A chegada das grandes
empresas, com tecnologia, equipamentos, defensivos e adubos químicos de
primeiro mundo, plantando melão, inibiu inibiu o regime de parceria,
existente entre grandes e pequenos produtores, que, mesmo constituindo a
grande massa da população dos vilarejos, neles residentes, passaram a
ser marginalizados e afastados dos novos empreendimentos. É o caso ainda
consumado na empresa DELMONTE, multinacional que explora mais de dez
fazendas no Vale do Açu, produzindo banana, sem empregar os habitantes,
vez que um trator, uma carroça e dois operários dão conta do serviço
de cem hectares do produto. E não criam oportunidades de participação da
mão de obra ativa da região, que não conduz para a sua mesa, sequer uma
palma de banana. Se quiser saboreá-la, vai comprar nos mercados as que
são produzidas em Pernambuco.
E vemos nas porteiras que dão
acesso ao município de Ipanguaçu, placas ostensivas, visivelmente mais
humilhantes que empolgadoras, anunciando: CAPITAL NACIONAL DA BANANA.

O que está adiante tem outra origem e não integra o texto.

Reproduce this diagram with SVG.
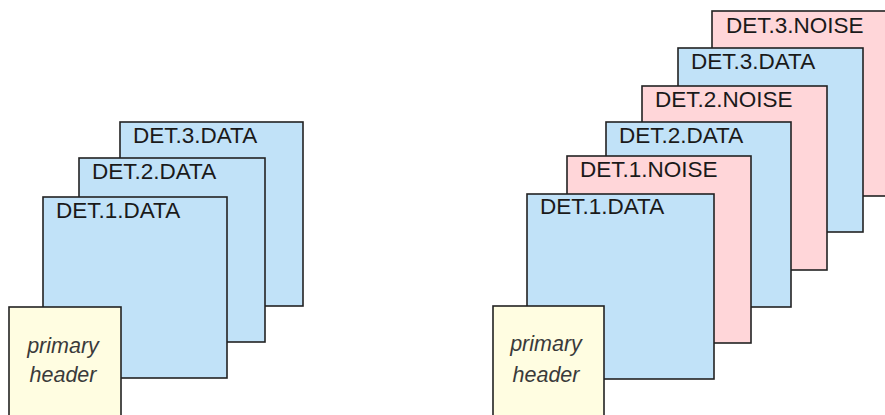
<svg xmlns="http://www.w3.org/2000/svg" width="885" height="415" viewBox="0 0 885 415">
  <style>
    .box { stroke: #222; stroke-width: 1.6; }
    .data { fill: #c1e2f8; }
    .noise { fill: #ffd6d9; }
    .hdr { fill: #fffde1; }
    .lbl { font-family: "Liberation Sans", Arial, sans-serif; font-size: 22.5px; fill: #1a1a1a; }
    .hlbl { font-family: "Liberation Sans", Arial, sans-serif; font-size: 21.5px; font-style: italic; fill: #3a3a3a; text-anchor: middle; }
  </style>
  <rect width="885" height="415" fill="#ffffff"/>

  <!-- Left file: data extensions only -->
  <g id="left-det3-data">
    <rect class="box data" x="120" y="122" width="183" height="184"/>
    <text class="lbl" x="133" y="143">DET.3.DATA</text>
  </g>
  <g id="left-det2-data">
    <rect class="box data" x="79" y="158" width="186" height="184"/>
    <text class="lbl" x="92" y="179">DET.2.DATA</text>
  </g>
  <g id="left-det1-data">
    <rect class="box data" x="43" y="197" width="184" height="181"/>
    <text class="lbl" x="56" y="218">DET.1.DATA</text>
  </g>
  <g id="left-primary-header">
    <rect class="box hdr" x="9" y="307" width="112" height="120"/>
    <text class="hlbl" x="63" y="353">primary</text>
    <text class="hlbl" x="63" y="382">header</text>
  </g>

  <!-- Right file: data and noise extensions -->
  <g id="right-det3-noise">
    <rect class="box noise" x="712" y="11" width="190" height="185"/>
    <text class="lbl" x="726" y="33">DET.3.NOISE</text>
  </g>
  <g id="right-det3-data">
    <rect class="box data" x="678" y="48" width="185" height="184"/>
    <text class="lbl" x="691" y="69">DET.3.DATA</text>
  </g>
  <g id="right-det2-noise">
    <rect class="box noise" x="642" y="86" width="185" height="184"/>
    <text class="lbl" x="655" y="107">DET.2.NOISE</text>
  </g>
  <g id="right-det2-data">
    <rect class="box data" x="606" y="122" width="185" height="185"/>
    <text class="lbl" x="619" y="143">DET.2.DATA</text>
  </g>
  <g id="right-det1-noise">
    <rect class="box noise" x="567" y="156" width="184" height="187"/>
    <text class="lbl" x="580" y="177">DET.1.NOISE</text>
  </g>
  <g id="right-det1-data">
    <rect class="box data" x="527" y="194" width="187" height="185"/>
    <text class="lbl" x="540" y="214">DET.1.DATA</text>
  </g>
  <g id="right-primary-header">
    <rect class="box hdr" x="493" y="306" width="111" height="120"/>
    <text class="hlbl" x="546" y="351">primary</text>
    <text class="hlbl" x="546" y="382">header</text>
  </g>

  <g id="connectors"></g>
</svg>
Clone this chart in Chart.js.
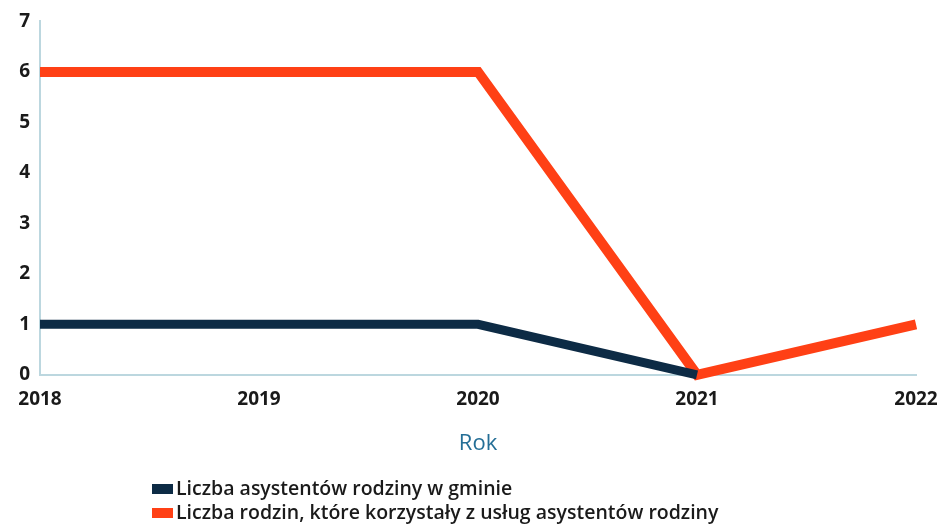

E os trabalhadores, vivendo à margem desses
empreendimentos, carregam a sua desdita, sem ocupação, esperando um dia
ser aposentado, na velhice, quando seus braços perderem a atividade, ou
quando um acidente ou incidente lhe proporcionarem a “felicidade” de uma
invalidez que os levem prematuramente aos serviços de assistência
previdenciária. Fora disso, são levados à mendicância ou aos postos de
esmola das “bolsas” que produzem as legiões de inativos comprometidos
com a obrigação de votar nos comandantes políticos, “pais da pobreza”
que os arrebanham.
E não fica por aí, produzida apenas
pela DELMONTE, a nefasta MONOCULTURA que enriquece as multinacionais e
empobrecem os trabalhadores. A cana-de-açúcar ameaça invadir o que resta
das áreas produtivas do Vale do Açu. Já se ouvem murmúrios nesse
sentido. Multinacionais do gênero já crescem os olhos na fertilidade
prodigiosa do Vale do Açu, que já conta com energia e água abundantes,
os mais proeminentes valores da infra-estrutura desejada. Em se
consolidando, será decretada a obrigação do exílio do restante dos
moradores do Vale do Açu. Não haverá condição de se manterem sequer no
local, pois, associadas as duas culturas – banana e cana-de-açúcar –
decretarão a desertificação do populoso Vale.
O pior é
que não se tem a quem apelar. Falta a vontade política das lideranças
locais que se estão esvaziando. O Vale do Açu conviveu, em algumas
legislaturas com 5 deputados na sua área eleitoral. Podemos citar: Edgar
e Olavo Montenegro, Gerôncio Queiroz, depois seu irmão Geraldo, Ângelo
Varela, Hélio Dantas e Floriano Bezerra que se alternaram. Atualmente,
não tem um só. Alegam que isso ocorreu numa época em que a Assembleia
Legislativa abrigava 36 componentes. Por isso, sobravam 5 para o nosso
vale. É possível, porém desapareceu a proporcionalidade. Devia ter pelo
menos um.
E as instâncias federais? Alguém haverá de
perguntar. Os deputados federais e os senadores? Esses são como a Copa
do Mundo de Futebol. Só aparecem para pedir votos. De quatro em quatro
anos.
O pior é que fomos, durante muito tempo,
acalentados pelos candidatos políticos, com as promessas da chegada de
energia e de água para desenvolvermos as nossas potencialidades. Elas já
chegaram há algumas décadas e estão aí desenvolvendo as grandes
empresas estrangeiras. Os céus da região são ornamentados por uma imensa
cadeia de fios, de postes, de lâmpadas que servem apenas para iluminar a
nossa pobreza.
Onde não havia, foram escavados,
construídos riachos e adutoras que cortam as propriedades, inclusive as
dos pobres que veem a água correr sem a poderem utilizar para irrigação
de suas culturas. Cadê os recursos?
Diante desses
fatos, estamos convocando a população para um debate, sem restrição, em
que se possam discutir e elevar esses questionamentos que deverá ser
pacífico ou belicoso, porém eficaz e abrangente para ecoar nos altos
escalões das esferas administrativas, até sermos ouvidos, inclusive
noutras quebradas onde possam ressoar os ecos de nosso clamor, os
infelizes, porém altruísticos BERADEIROS do Vale do Açu.